During the Biden Administration, the Federal Aviation Administration (FAA) failed to adopt new rules and regulations to take advantage of drone deliveries, a technology that can make products available to more people at a lower cost. According to the FAA’s own rulemaking committee’s 2022 report, “Notwithstanding these benefits for the American public, current Federal Aviation Administration (FAA) regulations do not enable the domestic UA beyond visual line-of-sight (BVLOS) industry to scale and achieve meaningful results from those benefits.”
The lack of effective rules and regulations meant that delivery providers are left with a patchwork of exemptions and pilot programs.
Although the FAA acknowledged the potential for expanded drone operations—including package delivery—the comprehensive rulemaking framework remained delayed for years, costing Biden a potential win in this area.
The Trump Administration was quick to propose rule changes that the Biden Administration failed to implement. In 2025, Transportation Secretary Sean P. Duffy announced Part 108, a proposed FAA rule that would transform how businesses obtain permission to fly drones beyond the pilot’s visual line of sight. “In the past, drone operators had to apply for waivers on a case-by-case basis,” Duffy said. “Because of that complication, I don’t think we saw the innovation we should have in America.”

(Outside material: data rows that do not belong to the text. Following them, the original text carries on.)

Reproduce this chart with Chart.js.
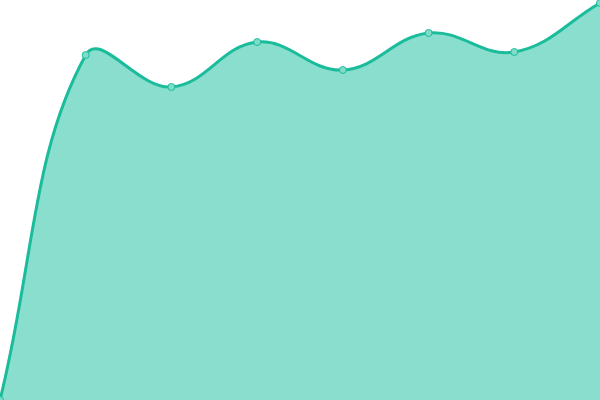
<!DOCTYPE html>
<html>
<head>
<meta charset="utf-8">
<script src="https://cdn.jsdelivr.net/npm/chart.js@4"></script>
<style>
html,body{margin:0;padding:0;background:#fff;}
#wrap{width:600px;height:400px;}
</style>
</head>
<body>
<div id="wrap"><canvas id="c"></canvas></div>
<script>
const labels = ['1', '2', '3', '4', '5', '6', '7', '8'];
const values = [0, 86.25, 78.25, 89.5, 82.5, 91.75, 87, 99.25];

new Chart(document.getElementById('c'), {
  type: 'line',
  data: {
    labels: labels,
    datasets: [{
      data: values,
      borderColor: '#1abc9c',
      backgroundColor: 'rgba(22,190,156,0.5)',
      borderWidth: 3,
      fill: true,
      tension: 0.4,
      pointRadius: 3.5,
      pointBorderWidth: 1,
      pointBackgroundColor: '#7fdcc8',
      pointBorderColor: '#1abc9c'
    }]
  },
  options: {
    responsive: true,
    maintainAspectRatio: false,
    animation: false,
    layout: { padding: 0, autoPadding: false },
    plugins: { legend: { display: false }, tooltip: { enabled: false } },
    scales: {
      x: { display: false },
      y: { display: false, min: 0, max: 100 }
    }
  }
});
</script>
</body>
</html>
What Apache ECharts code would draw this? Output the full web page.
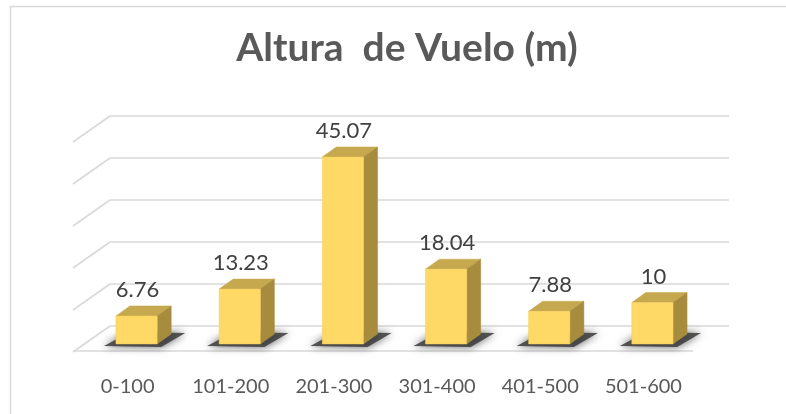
<!DOCTYPE html>
<html>
<head>
<meta charset="utf-8">
<script src="https://cdn.jsdelivr.net/npm/echarts@6/dist/echarts.min.js"></script>
<style>html,body{margin:0;padding:0;background:#fff}#c{width:786px;height:414px}</style>
</head>
<body>
<div id="c"></div>
<script>
var categories = ['0-100', '101-200', '201-300', '301-400', '401-500', '501-600'];
var values = [6.76, 13.23, 45.07, 18.04, 7.88, 10];
var yTicks = [0, 10, 20, 30, 40, 50];
var titleText = 'Altura  de Vuelo (m)';

var chart = echarts.init(document.getElementById('c'), null, {renderer: 'canvas'});

var DEPTH_X = 14, DEPTH_Y = -10;
var GRID_COLOR = '#d9d9d9';

function wallRender(params, api) {
  var v = api.value(0);
  var band = api.size([1, 0])[0];
  var p0 = api.coord([0, 0]);
  var L = p0[0] - band / 2;
  var R = L + band * categories.length;
  var y0 = p0[1];
  var yv = api.coord([0, v])[1];
  var yb = y0 - 18 + (yv - y0) * 1.012;
  var children = [
    {type: 'line', shape: {x1: L + 25, y1: yb, x2: R + 25, y2: yb}, style: {stroke: GRID_COLOR, lineWidth: 1.6}},
    {type: 'line', shape: {x1: L + 25, y1: yb, x2: L - 12, y2: yb + 26}, style: {stroke: GRID_COLOR, lineWidth: 1.6}}
  ];
  if (v === 0) {
    children.push({type: 'line', shape: {x1: L - 12, y1: y0 + 7, x2: R - 11, y2: y0 + 7}, style: {stroke: GRID_COLOR, lineWidth: 1.6}});
  }
  return {type: 'group', children: children};
}

function barRender(params, api) {
  var idx = api.value(0);
  var val = api.value(1);
  var band = api.size([1, 0])[0];
  var top = api.coord([idx, val]);
  var base = api.coord([idx, 0]);
  var w = band * 0.4;
  var x0 = top[0] - w / 2, x1 = top[0] + w / 2;
  var yt = top[1], y0 = base[1];
  var dx = DEPTH_X, dy = DEPTH_Y;
  return {
    type: 'group',
    children: [
      {type: 'polygon', shape: {points: [[x0 - 12, y0 + 2], [x1 + 4, y0 + 3], [x1 + dx + 14, y0 + dy - 1], [x0 + dx, y0 + dy - 2]]},
        style: {fill: 'rgba(60,60,60,0.85)', shadowBlur: 9, shadowColor: 'rgba(0,0,0,0.75)'}},
      {type: 'polygon', shape: {points: [[x0, yt], [x1, yt], [x1 + dx, yt + dy], [x0 + dx, yt + dy]]},
        style: {fill: '#c6a84e', stroke: '#c6a84e', lineWidth: 0.5}},
      {type: 'polygon', shape: {points: [[x1, yt], [x1 + dx, yt + dy], [x1 + dx, y0 + dy], [x1, y0]]},
        style: {fill: '#a78c3e', stroke: '#a78c3e', lineWidth: 0.5}},
      {type: 'rect', shape: {x: x0, y: yt, width: w, height: y0 - yt},
        style: {fill: '#ffd966', stroke: '#f2cc5c', lineWidth: 0.5}},
      {type: 'text', x: top[0] + 1, y: yt - 26,
        style: {text: String(val), fill: '#404040', font: '22px Lato', align: 'center', verticalAlign: 'middle'}}
    ]
  };
}

var barData = values.map(function (v, i) { return [i, v]; });
var wallData = yTicks.map(function (v) { return [v]; });

chart.setOption({
  animation: false,
  backgroundColor: '#ffffff',
  title: {
    text: titleText,
    left: 402,
    top: 24,
    textAlign: 'center',
    textStyle: {fontFamily: 'Lato', fontWeight: 'bold', fontSize: 39, color: '#595959'}
  },
  graphic: [
    {type: 'rect', left: 8, top: 4, shape: {width: 820, height: 440}, style: {fill: 'none', stroke: '#d9d9d9', lineWidth: 1.5}, silent: true, z: -10}
  ],
  grid: {left: 85, right: 82, top: 136.5, bottom: 70},
  xAxis: {
    type: 'category',
    data: categories,
    axisLine: {show: false},
    axisTick: {show: false},
    splitLine: {show: false},
    axisLabel: {
      margin: 33,
      padding: [0, 18, 0, 0],
      fontFamily: 'Lato',
      fontSize: 20,
      color: '#595959',
      interval: 0
    }
  },
  yAxis: {
    type: 'value',
    min: 0,
    max: 50,
    interval: 10,
    show: false
  },
  series: [
    {type: 'custom', renderItem: wallRender, data: wallData, coordinateSystem: 'cartesian2d', encode: {y: 0}, z: 1, silent: true},
    {type: 'custom', renderItem: barRender, data: barData, encode: {x: 0, y: 1}, z: 2, silent: true}
  ]
});
</script>
</body>
</html>
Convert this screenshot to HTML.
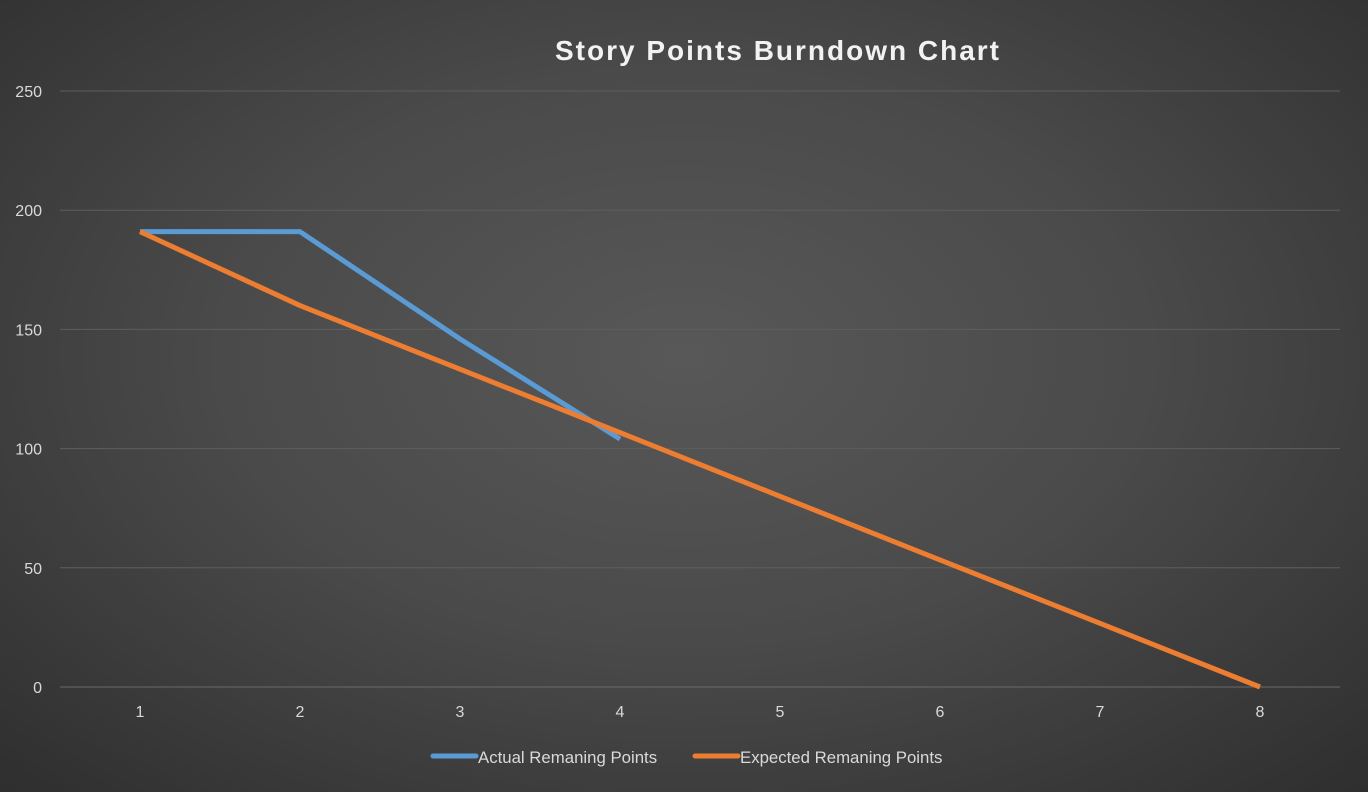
<!DOCTYPE html>
<html><head><meta charset="utf-8"><style>
html,body{margin:0;padding:0;}
body{width:1368px;height:792px;overflow:hidden;background:radial-gradient(ellipse 75% 80% at 50% 45%,#585858 0%,#4a4a4a 45%,#2c2c2c 100%);font-family:"Liberation Sans",sans-serif;}
svg{position:absolute;left:0;top:0;}
</style></head><body>
<svg width="1368" height="792">
<text x="778" y="60" text-anchor="middle" fill="#f2f2f2" font-size="28" font-weight="bold" letter-spacing="2">Story Points Burndown Chart</text>
<g id="grid"></g><g id="yt"></g><g id="xt"></g><g id="lines"></g>
<g>
<line x1="433" y1="756" x2="476" y2="756" stroke="#5b9bd5" stroke-width="5" stroke-linecap="round"/>
<text x="478" y="763" fill="#d9d9d9" font-size="16.8">Actual Remaning Points</text>
<line x1="695" y1="756" x2="738" y2="756" stroke="#ed7d31" stroke-width="5" stroke-linecap="round"/>
<text x="740" y="763" fill="#d9d9d9" font-size="16.8">Expected Remaning Points</text>
</g>
</svg>
<script>
const categories=[1,2,3,4,5,6,7,8];
const actual=[191,191,146,104];
const expected=[191,160,133.3,106.7,80,53.3,26.7,0];
const yTicks=[0,50,100,150,200,250];
const NS="http://www.w3.org/2000/svg";
const y=v=>687-v*596/250;
const x=i=>140+i*160;
function mk(t,a,p){const e=document.createElementNS(NS,t);for(const k in a)e.setAttribute(k,a[k]);document.getElementById(p).appendChild(e);return e;}
yTicks.forEach(v=>{
const l=mk('line',{x1:60,x2:1340,y1:y(v),y2:y(v),stroke:v===0?'#6a6a6a':'#5e5e5e','stroke-width':1},'grid');


const t=mk('text',{x:42,y:y(v)+6,'text-anchor':'end',fill:'#d9d9d9','font-size':16},'yt');t.textContent=v;


});
categories.forEach((c,i)=>{
const t=mk('text',{x:x(i),y:717,'text-anchor':'middle',fill:'#d9d9d9','font-size':16},'xt');t.textContent=c;


});
const pa=mk('polyline',{points:actual.map((v,i)=>x(i)+','+y(v)).join(' '),fill:'none',stroke:'#5b9bd5','stroke-width':5,'stroke-linejoin':'round'},'lines');


const pe=mk('polyline',{points:expected.map((v,i)=>x(i)+','+y(v)).join(' '),fill:'none',stroke:'#ed7d31','stroke-width':5,'stroke-linejoin':'round'},'lines');


</script>
</body></html>
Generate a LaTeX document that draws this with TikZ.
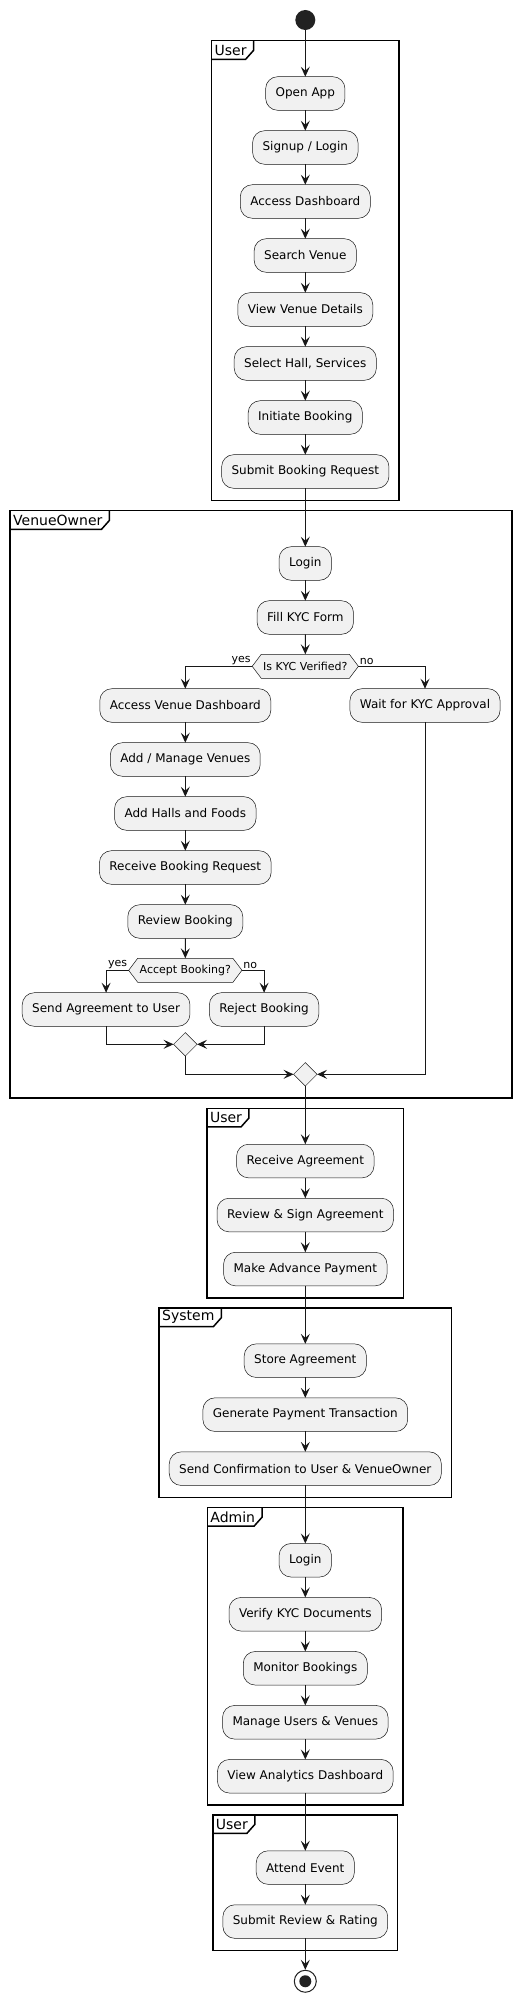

The Cost of Failing to Support Innovation
As I have written about before, the seeds of the Biden Administration “war on tech” were planted in Hillary Clinton’s loss to Donald Trump in 2016, and “Big Tech” has become an easy attack angle for Democratic politicians. While unhelpful, these attacks could be written off as consistent with a general “Big is Bad” mentality and residual anger at Facebook’s role in the election.
However, the failure to seize the opportunity to embrace autonomous vehicle and drone delivery technology told voters that the Democratic party no longer valued innovations that would improve their lives.
The real question for Democrats is whether they will be the party to accelerate the deployment of breakthrough technologies that put American lives and consumer interests first – or continue allowing them to sit on the shelf while we cede the breakthroughs of American innovation to Republicans and red states.